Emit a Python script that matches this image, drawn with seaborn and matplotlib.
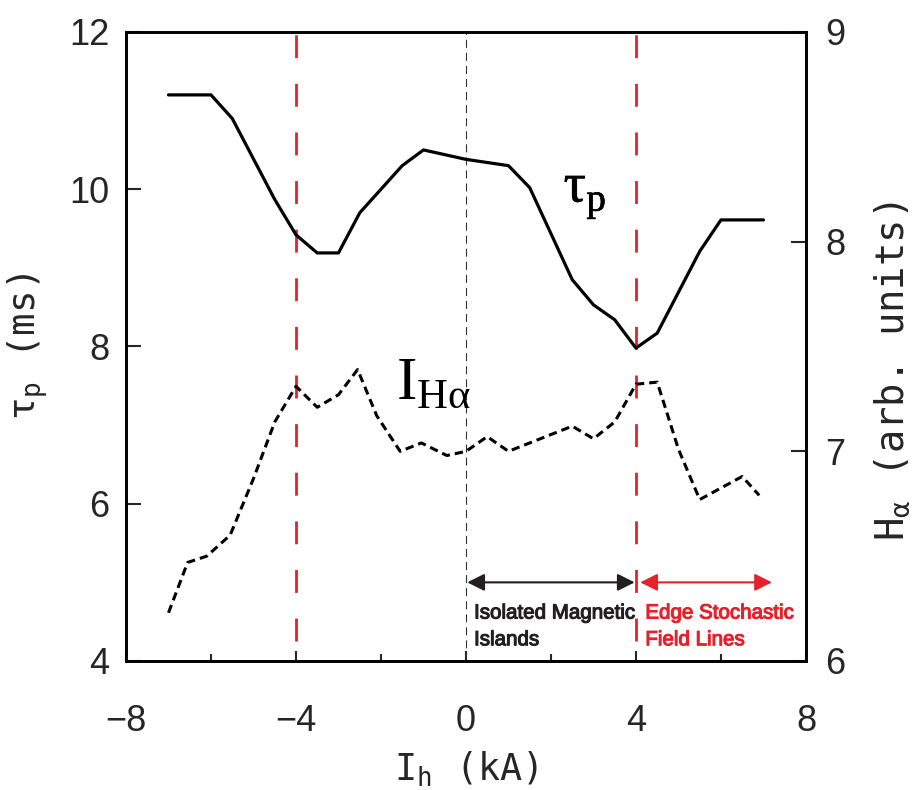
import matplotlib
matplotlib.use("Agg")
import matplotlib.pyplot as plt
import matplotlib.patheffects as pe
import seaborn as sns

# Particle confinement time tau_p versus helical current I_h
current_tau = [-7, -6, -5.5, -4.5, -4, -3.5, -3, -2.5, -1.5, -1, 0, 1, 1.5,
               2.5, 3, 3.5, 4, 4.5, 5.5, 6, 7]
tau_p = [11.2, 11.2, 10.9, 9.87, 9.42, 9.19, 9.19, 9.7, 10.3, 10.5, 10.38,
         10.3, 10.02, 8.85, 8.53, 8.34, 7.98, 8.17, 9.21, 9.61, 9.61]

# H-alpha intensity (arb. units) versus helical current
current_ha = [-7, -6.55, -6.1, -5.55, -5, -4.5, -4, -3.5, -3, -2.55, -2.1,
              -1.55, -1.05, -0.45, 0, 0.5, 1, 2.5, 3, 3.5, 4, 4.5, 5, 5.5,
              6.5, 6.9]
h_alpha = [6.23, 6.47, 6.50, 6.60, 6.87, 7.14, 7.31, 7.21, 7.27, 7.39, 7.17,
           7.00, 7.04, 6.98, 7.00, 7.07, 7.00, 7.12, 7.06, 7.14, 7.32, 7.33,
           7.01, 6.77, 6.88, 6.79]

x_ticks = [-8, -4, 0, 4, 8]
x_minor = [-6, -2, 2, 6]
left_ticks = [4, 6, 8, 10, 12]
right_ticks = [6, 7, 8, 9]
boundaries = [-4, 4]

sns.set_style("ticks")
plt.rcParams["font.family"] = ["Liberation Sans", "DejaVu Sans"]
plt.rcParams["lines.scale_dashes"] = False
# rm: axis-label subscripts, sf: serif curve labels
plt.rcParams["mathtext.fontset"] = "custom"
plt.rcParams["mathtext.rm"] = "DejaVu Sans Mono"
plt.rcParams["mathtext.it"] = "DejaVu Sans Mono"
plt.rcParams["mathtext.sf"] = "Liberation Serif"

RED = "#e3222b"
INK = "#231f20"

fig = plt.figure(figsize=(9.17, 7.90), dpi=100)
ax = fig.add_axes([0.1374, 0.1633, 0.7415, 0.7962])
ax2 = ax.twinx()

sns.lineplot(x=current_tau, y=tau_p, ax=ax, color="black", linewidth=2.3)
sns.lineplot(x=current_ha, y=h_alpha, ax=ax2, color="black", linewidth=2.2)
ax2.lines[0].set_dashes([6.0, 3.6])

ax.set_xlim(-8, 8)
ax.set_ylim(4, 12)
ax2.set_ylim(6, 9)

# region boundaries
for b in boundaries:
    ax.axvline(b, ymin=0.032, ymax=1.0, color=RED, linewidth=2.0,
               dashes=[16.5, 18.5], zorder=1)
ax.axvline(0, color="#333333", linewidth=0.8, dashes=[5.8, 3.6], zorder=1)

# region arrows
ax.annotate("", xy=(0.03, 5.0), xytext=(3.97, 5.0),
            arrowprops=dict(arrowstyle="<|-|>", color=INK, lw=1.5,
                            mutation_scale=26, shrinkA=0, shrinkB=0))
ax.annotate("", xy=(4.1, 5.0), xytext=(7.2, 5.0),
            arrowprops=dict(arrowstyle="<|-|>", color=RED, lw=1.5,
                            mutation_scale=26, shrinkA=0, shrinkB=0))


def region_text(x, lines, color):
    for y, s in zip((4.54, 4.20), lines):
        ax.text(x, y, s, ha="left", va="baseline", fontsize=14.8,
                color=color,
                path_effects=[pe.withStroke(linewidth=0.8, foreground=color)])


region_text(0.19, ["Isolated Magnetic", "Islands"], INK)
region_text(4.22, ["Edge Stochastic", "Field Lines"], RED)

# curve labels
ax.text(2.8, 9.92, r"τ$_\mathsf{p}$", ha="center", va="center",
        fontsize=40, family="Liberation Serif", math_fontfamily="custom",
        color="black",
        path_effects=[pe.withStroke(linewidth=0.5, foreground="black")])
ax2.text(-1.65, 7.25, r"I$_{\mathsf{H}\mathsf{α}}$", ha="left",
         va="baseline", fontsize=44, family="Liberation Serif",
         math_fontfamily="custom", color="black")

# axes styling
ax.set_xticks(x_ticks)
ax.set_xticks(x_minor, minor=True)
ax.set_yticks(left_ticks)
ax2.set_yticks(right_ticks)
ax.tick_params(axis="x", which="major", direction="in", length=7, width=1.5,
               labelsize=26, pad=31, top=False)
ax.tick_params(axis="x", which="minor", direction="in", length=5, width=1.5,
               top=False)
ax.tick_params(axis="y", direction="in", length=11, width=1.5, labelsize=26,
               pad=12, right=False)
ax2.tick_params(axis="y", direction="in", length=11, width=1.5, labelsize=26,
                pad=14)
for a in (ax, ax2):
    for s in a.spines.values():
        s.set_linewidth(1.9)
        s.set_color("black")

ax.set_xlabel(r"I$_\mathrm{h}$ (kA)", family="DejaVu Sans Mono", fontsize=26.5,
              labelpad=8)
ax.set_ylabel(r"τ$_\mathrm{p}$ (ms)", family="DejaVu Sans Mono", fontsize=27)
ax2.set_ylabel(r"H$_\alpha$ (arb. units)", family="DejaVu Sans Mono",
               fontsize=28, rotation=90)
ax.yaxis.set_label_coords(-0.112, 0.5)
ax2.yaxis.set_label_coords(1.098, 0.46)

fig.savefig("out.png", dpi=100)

*Instructions to follow:* Restate the whole listing above exactly, please, omitting every image.

*Solution to the problem:*
Emit a Python script that matches this image, drawn with seaborn and matplotlib.
import matplotlib
matplotlib.use("Agg")
import matplotlib.pyplot as plt
import matplotlib.patheffects as pe
import seaborn as sns

# Particle confinement time tau_p versus helical current I_h
current_tau = [-7, -6, -5.5, -4.5, -4, -3.5, -3, -2.5, -1.5, -1, 0, 1, 1.5,
               2.5, 3, 3.5, 4, 4.5, 5.5, 6, 7]
tau_p = [11.2, 11.2, 10.9, 9.87, 9.42, 9.19, 9.19, 9.7, 10.3, 10.5, 10.38,
         10.3, 10.02, 8.85, 8.53, 8.34, 7.98, 8.17, 9.21, 9.61, 9.61]

# H-alpha intensity (arb. units) versus helical current
current_ha = [-7, -6.55, -6.1, -5.55, -5, -4.5, -4, -3.5, -3, -2.55, -2.1,
              -1.55, -1.05, -0.45, 0, 0.5, 1, 2.5, 3, 3.5, 4, 4.5, 5, 5.5,
              6.5, 6.9]
h_alpha = [6.23, 6.47, 6.50, 6.60, 6.87, 7.14, 7.31, 7.21, 7.27, 7.39, 7.17,
           7.00, 7.04, 6.98, 7.00, 7.07, 7.00, 7.12, 7.06, 7.14, 7.32, 7.33,
           7.01, 6.77, 6.88, 6.79]

x_ticks = [-8, -4, 0, 4, 8]
x_minor = [-6, -2, 2, 6]
left_ticks = [4, 6, 8, 10, 12]
right_ticks = [6, 7, 8, 9]
boundaries = [-4, 4]

sns.set_style("ticks")
plt.rcParams["font.family"] = ["Liberation Sans", "DejaVu Sans"]
plt.rcParams["lines.scale_dashes"] = False
# rm: axis-label subscripts, sf: serif curve labels
plt.rcParams["mathtext.fontset"] = "custom"
plt.rcParams["mathtext.rm"] = "DejaVu Sans Mono"
plt.rcParams["mathtext.it"] = "DejaVu Sans Mono"
plt.rcParams["mathtext.sf"] = "Liberation Serif"

RED = "#e3222b"
INK = "#231f20"

fig = plt.figure(figsize=(9.17, 7.90), dpi=100)
ax = fig.add_axes([0.1374, 0.1633, 0.7415, 0.7962])
ax2 = ax.twinx()

sns.lineplot(x=current_tau, y=tau_p, ax=ax, color="black", linewidth=2.3)
sns.lineplot(x=current_ha, y=h_alpha, ax=ax2, color="black", linewidth=2.2)
ax2.lines[0].set_dashes([6.0, 3.6])

ax.set_xlim(-8, 8)
ax.set_ylim(4, 12)
ax2.set_ylim(6, 9)

# region boundaries
for b in boundaries:
    ax.axvline(b, ymin=0.032, ymax=1.0, color=RED, linewidth=2.0,
               dashes=[16.5, 18.5], zorder=1)
ax.axvline(0, color="#333333", linewidth=0.8, dashes=[5.8, 3.6], zorder=1)

# region arrows
ax.annotate("", xy=(0.03, 5.0), xytext=(3.97, 5.0),
            arrowprops=dict(arrowstyle="<|-|>", color=INK, lw=1.5,
                            mutation_scale=26, shrinkA=0, shrinkB=0))
ax.annotate("", xy=(4.1, 5.0), xytext=(7.2, 5.0),
            arrowprops=dict(arrowstyle="<|-|>", color=RED, lw=1.5,
                            mutation_scale=26, shrinkA=0, shrinkB=0))


def region_text(x, lines, color):
    for y, s in zip((4.54, 4.20), lines):
        ax.text(x, y, s, ha="left", va="baseline", fontsize=14.8,
                color=color,
                path_effects=[pe.withStroke(linewidth=0.8, foreground=color)])


region_text(0.19, ["Isolated Magnetic", "Islands"], INK)
region_text(4.22, ["Edge Stochastic", "Field Lines"], RED)

# curve labels
ax.text(2.8, 9.92, r"τ$_\mathsf{p}$", ha="center", va="center",
        fontsize=40, family="Liberation Serif", math_fontfamily="custom",
        color="black",
        path_effects=[pe.withStroke(linewidth=0.5, foreground="black")])
ax2.text(-1.65, 7.25, r"I$_{\mathsf{H}\mathsf{α}}$", ha="left",
         va="baseline", fontsize=44, family="Liberation Serif",
         math_fontfamily="custom", color="black")

# axes styling
ax.set_xticks(x_ticks)
ax.set_xticks(x_minor, minor=True)
ax.set_yticks(left_ticks)
ax2.set_yticks(right_ticks)
ax.tick_params(axis="x", which="major", direction="in", length=7, width=1.5,
               labelsize=26, pad=31, top=False)
ax.tick_params(axis="x", which="minor", direction="in", length=5, width=1.5,
               top=False)
ax.tick_params(axis="y", direction="in", length=11, width=1.5, labelsize=26,
               pad=12, right=False)
ax2.tick_params(axis="y", direction="in", length=11, width=1.5, labelsize=26,
                pad=14)
for a in (ax, ax2):
    for s in a.spines.values():
        s.set_linewidth(1.9)
        s.set_color("black")

ax.set_xlabel(r"I$_\mathrm{h}$ (kA)", family="DejaVu Sans Mono", fontsize=26.5,
              labelpad=8)
ax.set_ylabel(r"τ$_\mathrm{p}$ (ms)", family="DejaVu Sans Mono", fontsize=27)
ax2.set_ylabel(r"H$_\alpha$ (arb. units)", family="DejaVu Sans Mono",
               fontsize=28, rotation=90)
ax.yaxis.set_label_coords(-0.112, 0.5)
ax2.yaxis.set_label_coords(1.098, 0.46)

fig.savefig("out.png", dpi=100)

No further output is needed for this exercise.